President Trump came into office vowing to negotiate peace in Ukraine immediately. Over a year into Trump’s second term, the war goes on pretty much as it was when he entered office. That’s not for lack of trying on Trump’s part. Trump has pushed for peace through negotiations and has met with both Ukrainian President Volodymyr Zelenskyy and Russian President Vladimir Putin to talk peace face-to-face. At the Ron Paul Institute, Executive Director Daniel McAdams suggests that Secretary of State Marco Rubio sank Trump’s plans for peace. McAdams writes of the Ukraine negotiations:
Neocons are wreckers. That’s the one thing they are good at.

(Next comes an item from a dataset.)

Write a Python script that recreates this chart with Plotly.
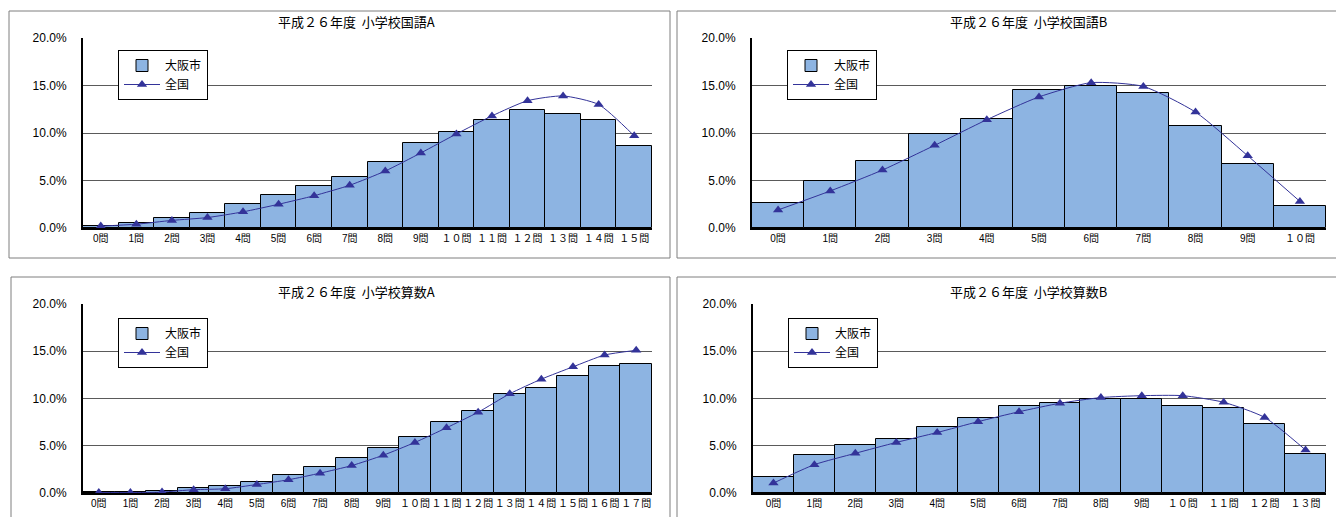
import plotly.graph_objects as go

W, H = 1336, 517

# 正答数分布（％）: 大阪市 (bars) と 全国 (line)
kokugo_a_labels = ["0問", "1問", "2問", "3問", "4問", "5問", "6問", "7問", "8問", "9問",
                   "１０問", "１１問", "１２問", "１３問", "１４問", "１５問"]
kokugo_a_osaka = [0.2, 0.5, 1.1, 1.6, 2.5, 3.5, 4.4, 5.4, 6.9, 8.9,
                  10.1, 11.4, 12.4, 12.0, 11.4, 8.6]
kokugo_a_zenkoku = [0.2, 0.4, 0.8, 1.1, 1.7, 2.5, 3.4, 4.5, 6.0, 7.9,
                    9.9, 11.8, 13.4, 13.9, 13.0, 9.7]

kokugo_b_labels = ["0問", "1問", "2問", "3問", "4問", "5問", "6問", "7問", "8問", "9問", "１０問"]
kokugo_b_osaka = [2.6, 5.0, 7.1, 9.9, 11.5, 14.5, 15.0, 14.2, 10.7, 6.7, 2.3]
kokugo_b_zenkoku = [1.9, 3.9, 6.1, 8.7, 11.4, 13.8, 15.3, 14.9, 12.2, 7.6, 2.8]

sansu_a_labels = ["0問", "1問", "2問", "3問", "4問", "5問", "6問", "7問", "8問", "9問",
                  "１０問", "１１問", "１２問", "１３問", "１４問", "１５問", "１６問", "１７問"]
sansu_a_osaka = [0.1, 0.1, 0.2, 0.5, 0.7, 1.2, 1.95, 2.8, 3.7, 4.75,
                 5.9, 7.5, 8.7, 10.5, 11.15, 12.4, 13.45, 13.6]
sansu_a_zenkoku = [0.05, 0.05, 0.1, 0.35, 0.45, 0.9, 1.4, 2.1, 2.9, 4.0,
                   5.35, 6.9, 8.55, 10.5, 12.05, 13.35, 14.6, 15.1]

sansu_b_labels = ["0問", "1問", "2問", "3問", "4問", "5問", "6問", "7問", "8問", "9問",
                  "１０問", "１１問", "１２問", "１３問"]
sansu_b_osaka = [1.7, 4.0, 5.05, 5.75, 7.0, 7.95, 9.25, 9.55, 9.9, 9.95,
                 9.25, 9.0, 7.3, 4.15]
sansu_b_zenkoku = [1.05, 3.0, 4.2, 5.35, 6.4, 7.55, 8.6, 9.5, 10.1, 10.3,
                   10.3, 9.6, 8.0, 4.55]

titles = ["平成２６年度  小学校国語A", "平成２６年度  小学校国語B",
          "平成２６年度  小学校算数A", "平成２６年度  小学校算数B"]

BAR_FILL = "#8db4e2"
LINE_COLOR = "#333399"
GRID = "#5a5a5a"
FONT_JP = "Noto Sans CJK JP"
FONT_NUM = "Liberation Sans, Arial, Noto Sans CJK JP"


def px_x(x):
    return x / W


def px_y(y):
    return 1 - y / H


# panel layout in pixels: plot area, frame box, title centre, legend corner
panels = [
    dict(labels=kokugo_a_labels, osaka=kokugo_a_osaka, zenkoku=kokugo_a_zenkoku,
         plot=(83, 652, 38, 228), frame=(9, 670, 11, 258), title=(356, 22), legend=(118, 50)),
    dict(labels=kokugo_b_labels, osaka=kokugo_b_osaka, zenkoku=kokugo_b_zenkoku,
         plot=(752, 1326, 38, 228), frame=(677, 1345, 11, 258), title=(1028, 22), legend=(787, 50)),
    dict(labels=sansu_a_labels, osaka=sansu_a_osaka, zenkoku=sansu_a_zenkoku,
         plot=(83, 652, 304, 493), frame=(11, 670, 277, 530), title=(356, 291), legend=(118, 318)),
    dict(labels=sansu_b_labels, osaka=sansu_b_osaka, zenkoku=sansu_b_zenkoku,
         plot=(753, 1326, 304, 493), frame=(677, 1345, 277, 530), title=(1028, 291), legend=(788, 318)),
]

fig = go.Figure()
layout = dict(
    width=W, height=H,
    margin=dict(l=0, r=0, t=0, b=0, autoexpand=False),
    paper_bgcolor="white", plot_bgcolor="white",
    bargap=0,
    shapes=[], annotations=[],
)

for i, p in enumerate(panels, start=1):
    sfx = "" if i == 1 else str(i)
    leg = "legend" if i == 1 else f"legend{i}"
    x0, x1, y0, y1 = p["plot"]

    fig.add_trace(go.Bar(
        x=p["labels"], y=[v / 100 for v in p["osaka"]], name="大阪市",
        marker=dict(color=BAR_FILL, line=dict(color="black", width=1)),
        xaxis=f"x{sfx}", yaxis=f"y{sfx}", legend=leg,
    ))
    fig.add_trace(go.Scatter(
        x=p["labels"], y=[v / 100 for v in p["zenkoku"]], name="全国",
        mode="lines+markers",
        line=dict(color=LINE_COLOR, width=1, shape="spline", smoothing=0.6),
        marker=dict(symbol="triangle-up", size=9, color=LINE_COLOR),
        xaxis=f"x{sfx}", yaxis=f"y{sfx}", legend=leg,
    ))

    layout[f"xaxis{sfx}"] = dict(
        domain=[px_x(x0), px_x(x1)], anchor=f"y{sfx}", automargin=False,
        type="category", range=[-0.5, len(p["labels"]) - 0.5],
        showline=True, linecolor="black", linewidth=2,
        showgrid=False, ticks="", tickangle=0,
        tickfont=dict(family=FONT_NUM, size=10, color="black"),
    )
    layout[f"yaxis{sfx}"] = dict(
        domain=[px_y(y1), px_y(y0)], anchor=f"x{sfx}", automargin=False,
        range=[0, 0.2], dtick=0.05, tickformat=".1%",
        showline=True, linecolor="black", linewidth=2,
        showgrid=True, gridcolor=GRID, gridwidth=1,
        zeroline=False, ticks="", ticklabelstandoff=12,
        tickfont=dict(family=FONT_NUM, size=12, color="black"),
    )

    lx, ly = p["legend"]
    layout[leg] = dict(
        x=px_x(lx), y=px_y(ly), xanchor="left", yanchor="top",
        bgcolor="white", bordercolor="black", borderwidth=1,
        font=dict(family=FONT_JP, size=12, color="black"),
        tracegroupgap=0, itemwidth=36, traceorder="normal",
    )

    fx0, fx1, fy0, fy1 = p["frame"]
    layout["shapes"].append(dict(
        type="rect", xref="paper", yref="paper",
        x0=px_x(fx0), x1=px_x(fx1), y0=px_y(fy1), y1=px_y(fy0),
        line=dict(color="#7f7f7f", width=1), fillcolor="rgba(0,0,0,0)", layer="below",
    ))

    tx, ty = p["title"]
    layout["annotations"].append(dict(
        text=titles[i - 1], xref="paper", yref="paper",
        x=px_x(tx), y=px_y(ty), xanchor="center", yanchor="middle",
        showarrow=False, font=dict(family=FONT_JP, size=13, color="black"),
    ))

fig.update_layout(**layout)
fig.write_html("out.html")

The inclusion of new blood in the person of Vice President Vance ally, Army Secretary Dan Driscoll – who supplanted terminally clueless Trump envoy Keith Kellogg – offered the promise that finally the realist faction in the shadows of the Trump Administration would have their shot.
Then the rug was pulled. Again.
Rubio jetted off to Geneva to help lick the wounds of the European “leaders” who are dedicated to fighting the Russians down to the last Ukrainian.
Politico lets us in on what happened next, in a piece titled, “Rubio changes the tack of Trump’s Ukraine negotiations after week of chaos.”
Before Rubio showed up in Switzerland, it largely felt like Vice President JD Vance, via his close friend Driscoll, was leading the process. By the end of the weekend, Rubio had taken the reins because the conversations became more flexible, the official said.
“Flexibility” means that we are back to square one, with a reversion to the Kellogg/Euro view that the side winning a war should unilaterally freeze military operations in favor of the losing side.
Politico continued:
Rubio’s participation in the talks produced much more American flexibility, the four people familiar with the discussions said. Rubio told reporters on Sunday night that the aim is simply to finalize discussions ‘as soon as possible,’ rather than by Thanksgiving.
That loss of momentum and destruction of the sense of urgency means we have returned to the endless bickering of the eternally deluded voices who even in the face of rapid recent Russian advances believe that Ukraine is winning – or could win with a few hundred billion more dollars – the war against Russia.